PROBLEM TO WORK ON
Print exactly the lines below between the line containing "Write the seaborn" and the line containing "import seaborn as sns", counting both of those lines. Leave pictures out.

RAW DATA

══════════

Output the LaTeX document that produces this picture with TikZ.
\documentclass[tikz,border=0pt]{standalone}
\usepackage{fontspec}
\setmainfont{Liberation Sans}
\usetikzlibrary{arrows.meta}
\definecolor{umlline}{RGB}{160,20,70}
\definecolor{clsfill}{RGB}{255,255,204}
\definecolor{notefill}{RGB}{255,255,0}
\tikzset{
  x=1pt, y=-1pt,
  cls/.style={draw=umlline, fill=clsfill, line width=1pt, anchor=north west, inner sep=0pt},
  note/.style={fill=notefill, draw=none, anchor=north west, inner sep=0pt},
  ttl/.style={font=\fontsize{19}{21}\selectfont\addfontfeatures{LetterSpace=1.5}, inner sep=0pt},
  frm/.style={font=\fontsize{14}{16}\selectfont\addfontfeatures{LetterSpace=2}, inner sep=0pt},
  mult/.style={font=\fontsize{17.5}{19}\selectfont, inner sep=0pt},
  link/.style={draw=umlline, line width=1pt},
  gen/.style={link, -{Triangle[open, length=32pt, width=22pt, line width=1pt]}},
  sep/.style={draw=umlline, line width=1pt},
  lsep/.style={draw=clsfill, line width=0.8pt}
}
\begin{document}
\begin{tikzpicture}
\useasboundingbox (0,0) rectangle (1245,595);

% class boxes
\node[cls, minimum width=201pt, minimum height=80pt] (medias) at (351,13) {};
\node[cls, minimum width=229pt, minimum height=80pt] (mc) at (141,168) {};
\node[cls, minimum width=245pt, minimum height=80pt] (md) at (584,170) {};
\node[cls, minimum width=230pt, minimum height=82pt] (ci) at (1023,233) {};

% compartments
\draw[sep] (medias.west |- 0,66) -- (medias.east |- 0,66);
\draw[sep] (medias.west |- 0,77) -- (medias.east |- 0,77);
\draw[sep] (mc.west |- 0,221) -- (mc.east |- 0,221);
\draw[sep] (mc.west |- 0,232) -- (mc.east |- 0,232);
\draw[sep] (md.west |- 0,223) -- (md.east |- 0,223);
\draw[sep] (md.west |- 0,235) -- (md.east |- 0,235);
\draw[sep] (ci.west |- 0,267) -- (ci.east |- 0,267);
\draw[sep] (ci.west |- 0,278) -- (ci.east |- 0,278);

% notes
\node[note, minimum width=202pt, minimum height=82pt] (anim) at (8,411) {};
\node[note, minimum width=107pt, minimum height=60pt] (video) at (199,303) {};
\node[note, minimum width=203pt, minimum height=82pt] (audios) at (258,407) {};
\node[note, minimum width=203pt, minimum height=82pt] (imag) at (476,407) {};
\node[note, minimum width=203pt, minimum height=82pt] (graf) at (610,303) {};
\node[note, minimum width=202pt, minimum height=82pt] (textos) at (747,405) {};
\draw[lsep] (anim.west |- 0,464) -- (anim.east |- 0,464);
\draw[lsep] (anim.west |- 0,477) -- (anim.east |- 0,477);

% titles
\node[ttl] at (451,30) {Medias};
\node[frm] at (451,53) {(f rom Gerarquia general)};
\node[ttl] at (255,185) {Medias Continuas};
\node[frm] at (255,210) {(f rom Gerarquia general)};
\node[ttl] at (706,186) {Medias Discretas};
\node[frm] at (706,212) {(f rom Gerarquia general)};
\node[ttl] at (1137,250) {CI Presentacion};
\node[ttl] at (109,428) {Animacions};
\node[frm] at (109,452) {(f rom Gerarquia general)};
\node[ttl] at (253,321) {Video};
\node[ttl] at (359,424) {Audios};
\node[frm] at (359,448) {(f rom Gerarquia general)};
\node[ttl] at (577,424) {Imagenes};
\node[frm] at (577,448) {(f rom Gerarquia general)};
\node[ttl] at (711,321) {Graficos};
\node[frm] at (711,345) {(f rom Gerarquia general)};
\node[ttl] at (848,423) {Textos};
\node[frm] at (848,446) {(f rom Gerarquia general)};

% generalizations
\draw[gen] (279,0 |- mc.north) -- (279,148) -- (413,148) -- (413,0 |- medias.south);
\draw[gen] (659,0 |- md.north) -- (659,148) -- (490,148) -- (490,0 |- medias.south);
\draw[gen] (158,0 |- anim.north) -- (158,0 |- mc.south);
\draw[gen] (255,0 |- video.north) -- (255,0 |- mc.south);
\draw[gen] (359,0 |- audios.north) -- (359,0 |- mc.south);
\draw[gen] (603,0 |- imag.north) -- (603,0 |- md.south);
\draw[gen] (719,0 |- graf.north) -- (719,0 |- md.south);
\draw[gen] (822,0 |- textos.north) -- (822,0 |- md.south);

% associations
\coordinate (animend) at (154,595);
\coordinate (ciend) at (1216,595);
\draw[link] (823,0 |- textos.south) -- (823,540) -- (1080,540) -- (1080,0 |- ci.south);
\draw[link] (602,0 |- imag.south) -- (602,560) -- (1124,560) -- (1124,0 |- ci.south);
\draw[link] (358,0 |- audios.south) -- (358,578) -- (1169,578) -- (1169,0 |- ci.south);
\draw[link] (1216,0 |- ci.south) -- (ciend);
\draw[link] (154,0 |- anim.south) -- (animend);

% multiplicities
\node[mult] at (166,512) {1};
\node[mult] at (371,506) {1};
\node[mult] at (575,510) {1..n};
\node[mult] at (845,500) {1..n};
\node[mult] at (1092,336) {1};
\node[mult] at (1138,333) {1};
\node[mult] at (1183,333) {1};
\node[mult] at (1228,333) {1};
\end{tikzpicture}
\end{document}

══════════

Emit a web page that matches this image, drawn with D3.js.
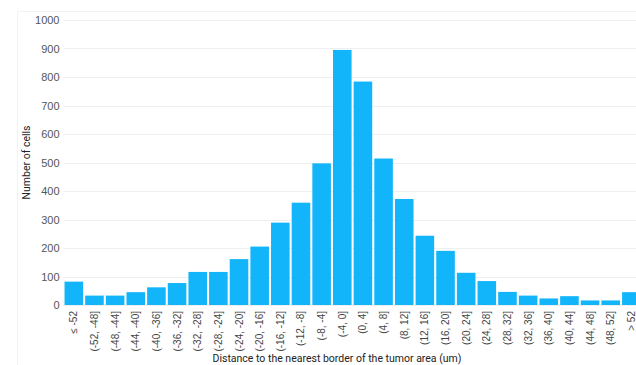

══════════

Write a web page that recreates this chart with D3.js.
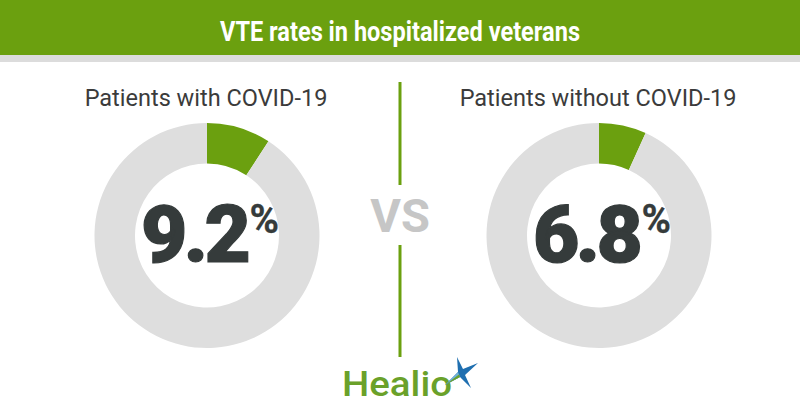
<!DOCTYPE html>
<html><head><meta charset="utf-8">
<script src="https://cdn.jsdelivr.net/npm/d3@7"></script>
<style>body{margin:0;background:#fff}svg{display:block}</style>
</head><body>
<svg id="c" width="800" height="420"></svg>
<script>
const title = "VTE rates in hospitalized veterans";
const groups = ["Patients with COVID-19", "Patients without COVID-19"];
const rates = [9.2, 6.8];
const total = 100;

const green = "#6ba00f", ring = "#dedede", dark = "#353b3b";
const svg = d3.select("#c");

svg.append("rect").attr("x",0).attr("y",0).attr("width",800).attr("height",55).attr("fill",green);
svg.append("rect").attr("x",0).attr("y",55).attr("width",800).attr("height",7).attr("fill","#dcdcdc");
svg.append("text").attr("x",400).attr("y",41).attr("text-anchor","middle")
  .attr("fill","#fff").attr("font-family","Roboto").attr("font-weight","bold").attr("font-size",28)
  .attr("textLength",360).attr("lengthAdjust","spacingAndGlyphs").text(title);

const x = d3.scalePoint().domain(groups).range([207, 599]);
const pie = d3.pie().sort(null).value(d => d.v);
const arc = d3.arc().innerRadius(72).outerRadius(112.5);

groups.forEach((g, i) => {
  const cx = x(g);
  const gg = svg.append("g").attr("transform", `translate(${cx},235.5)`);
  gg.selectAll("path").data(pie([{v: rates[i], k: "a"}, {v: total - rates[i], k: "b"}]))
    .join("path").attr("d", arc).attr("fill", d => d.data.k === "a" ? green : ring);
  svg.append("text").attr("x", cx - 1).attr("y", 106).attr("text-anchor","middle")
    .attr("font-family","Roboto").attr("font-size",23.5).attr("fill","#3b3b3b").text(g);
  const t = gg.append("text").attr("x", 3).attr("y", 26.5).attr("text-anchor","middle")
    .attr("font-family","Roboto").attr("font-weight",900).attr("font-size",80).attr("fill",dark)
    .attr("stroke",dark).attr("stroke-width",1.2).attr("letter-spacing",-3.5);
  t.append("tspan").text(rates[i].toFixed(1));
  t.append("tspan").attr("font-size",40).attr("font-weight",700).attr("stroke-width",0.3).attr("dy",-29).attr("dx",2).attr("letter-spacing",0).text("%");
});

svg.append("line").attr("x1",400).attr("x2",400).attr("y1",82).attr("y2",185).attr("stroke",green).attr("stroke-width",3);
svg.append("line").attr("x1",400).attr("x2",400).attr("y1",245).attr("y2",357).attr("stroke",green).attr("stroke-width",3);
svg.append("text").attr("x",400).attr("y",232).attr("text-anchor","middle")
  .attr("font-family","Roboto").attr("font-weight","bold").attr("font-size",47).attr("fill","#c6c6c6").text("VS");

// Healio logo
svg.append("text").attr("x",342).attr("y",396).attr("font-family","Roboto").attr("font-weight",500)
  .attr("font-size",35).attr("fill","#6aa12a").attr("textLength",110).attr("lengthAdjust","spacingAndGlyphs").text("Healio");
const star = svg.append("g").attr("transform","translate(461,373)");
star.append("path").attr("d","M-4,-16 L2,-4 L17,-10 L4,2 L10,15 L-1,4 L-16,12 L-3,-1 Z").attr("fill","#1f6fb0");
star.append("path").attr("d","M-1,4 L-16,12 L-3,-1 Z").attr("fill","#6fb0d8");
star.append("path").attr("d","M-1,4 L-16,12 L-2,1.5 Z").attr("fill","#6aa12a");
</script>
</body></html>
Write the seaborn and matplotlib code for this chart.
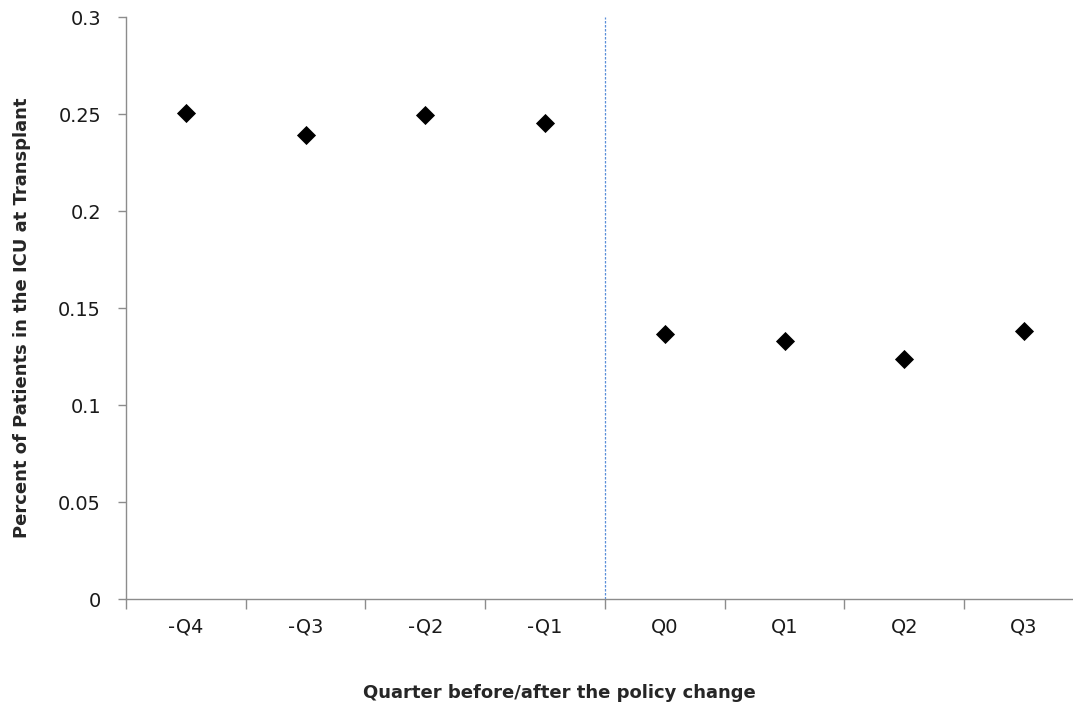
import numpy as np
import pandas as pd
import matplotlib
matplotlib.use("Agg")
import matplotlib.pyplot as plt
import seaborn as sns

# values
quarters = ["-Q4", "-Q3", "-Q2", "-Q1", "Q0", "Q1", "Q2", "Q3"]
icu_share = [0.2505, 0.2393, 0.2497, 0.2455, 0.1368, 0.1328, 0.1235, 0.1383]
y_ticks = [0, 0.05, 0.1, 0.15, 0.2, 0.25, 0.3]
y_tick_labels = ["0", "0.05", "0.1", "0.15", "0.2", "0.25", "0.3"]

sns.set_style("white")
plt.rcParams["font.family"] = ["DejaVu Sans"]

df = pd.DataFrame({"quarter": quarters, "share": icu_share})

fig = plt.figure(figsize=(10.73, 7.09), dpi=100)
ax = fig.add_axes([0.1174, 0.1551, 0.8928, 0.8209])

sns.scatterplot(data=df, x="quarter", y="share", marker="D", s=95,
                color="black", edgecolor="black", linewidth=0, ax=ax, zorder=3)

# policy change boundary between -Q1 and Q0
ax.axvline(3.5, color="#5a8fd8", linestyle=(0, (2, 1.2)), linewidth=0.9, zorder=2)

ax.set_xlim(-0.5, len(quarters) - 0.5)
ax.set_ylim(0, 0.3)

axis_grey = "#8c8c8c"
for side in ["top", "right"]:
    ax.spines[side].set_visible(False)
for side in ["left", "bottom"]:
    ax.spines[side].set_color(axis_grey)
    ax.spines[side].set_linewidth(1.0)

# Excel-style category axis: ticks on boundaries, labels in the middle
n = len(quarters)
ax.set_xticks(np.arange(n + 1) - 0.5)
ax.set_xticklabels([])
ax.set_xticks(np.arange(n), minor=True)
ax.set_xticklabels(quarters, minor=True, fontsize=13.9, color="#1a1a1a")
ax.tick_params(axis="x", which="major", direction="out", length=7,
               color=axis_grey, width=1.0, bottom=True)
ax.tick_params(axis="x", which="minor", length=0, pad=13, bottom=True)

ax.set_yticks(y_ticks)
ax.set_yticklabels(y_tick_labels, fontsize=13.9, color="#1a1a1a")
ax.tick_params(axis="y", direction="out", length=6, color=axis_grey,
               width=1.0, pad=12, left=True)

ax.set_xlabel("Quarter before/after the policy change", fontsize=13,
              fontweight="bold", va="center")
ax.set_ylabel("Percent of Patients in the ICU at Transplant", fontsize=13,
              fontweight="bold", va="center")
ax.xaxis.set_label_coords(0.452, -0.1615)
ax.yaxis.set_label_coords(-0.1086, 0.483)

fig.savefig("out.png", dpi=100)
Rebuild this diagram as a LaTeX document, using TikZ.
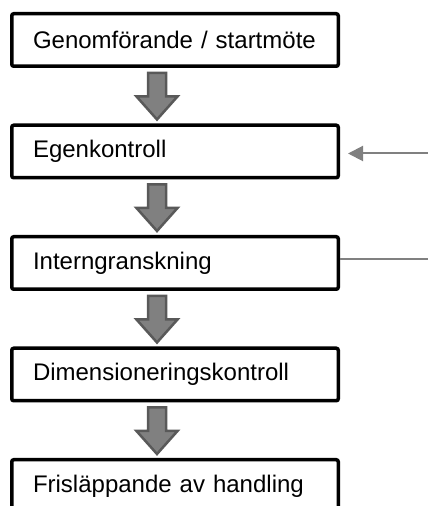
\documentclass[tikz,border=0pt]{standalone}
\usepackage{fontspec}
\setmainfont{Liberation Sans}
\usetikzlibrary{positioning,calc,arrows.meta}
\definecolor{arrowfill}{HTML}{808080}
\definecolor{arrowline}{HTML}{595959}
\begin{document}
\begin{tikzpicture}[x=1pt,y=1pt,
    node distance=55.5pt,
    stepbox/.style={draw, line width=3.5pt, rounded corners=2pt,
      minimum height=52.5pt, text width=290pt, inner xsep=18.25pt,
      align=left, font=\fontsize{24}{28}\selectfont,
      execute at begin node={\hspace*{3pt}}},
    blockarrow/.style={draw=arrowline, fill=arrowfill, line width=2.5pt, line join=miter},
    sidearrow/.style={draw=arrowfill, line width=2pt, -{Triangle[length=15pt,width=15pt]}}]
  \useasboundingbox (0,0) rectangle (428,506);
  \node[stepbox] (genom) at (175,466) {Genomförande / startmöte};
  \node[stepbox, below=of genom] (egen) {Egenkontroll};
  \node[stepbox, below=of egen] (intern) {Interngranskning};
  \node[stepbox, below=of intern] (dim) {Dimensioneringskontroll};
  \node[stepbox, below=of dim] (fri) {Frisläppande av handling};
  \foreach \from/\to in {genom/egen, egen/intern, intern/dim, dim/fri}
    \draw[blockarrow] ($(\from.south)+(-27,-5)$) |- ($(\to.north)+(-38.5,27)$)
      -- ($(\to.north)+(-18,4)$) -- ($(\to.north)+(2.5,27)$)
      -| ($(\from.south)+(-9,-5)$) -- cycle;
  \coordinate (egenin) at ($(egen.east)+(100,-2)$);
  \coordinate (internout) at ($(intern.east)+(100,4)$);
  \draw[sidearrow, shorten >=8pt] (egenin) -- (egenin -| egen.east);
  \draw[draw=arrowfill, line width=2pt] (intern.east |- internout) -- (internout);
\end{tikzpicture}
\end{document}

══════════

EXPECTED ANSWER
Write the seaborn and matplotlib code for this chart.
import numpy as np
import pandas as pd
import matplotlib
matplotlib.use("Agg")
import matplotlib.pyplot as plt
import seaborn as sns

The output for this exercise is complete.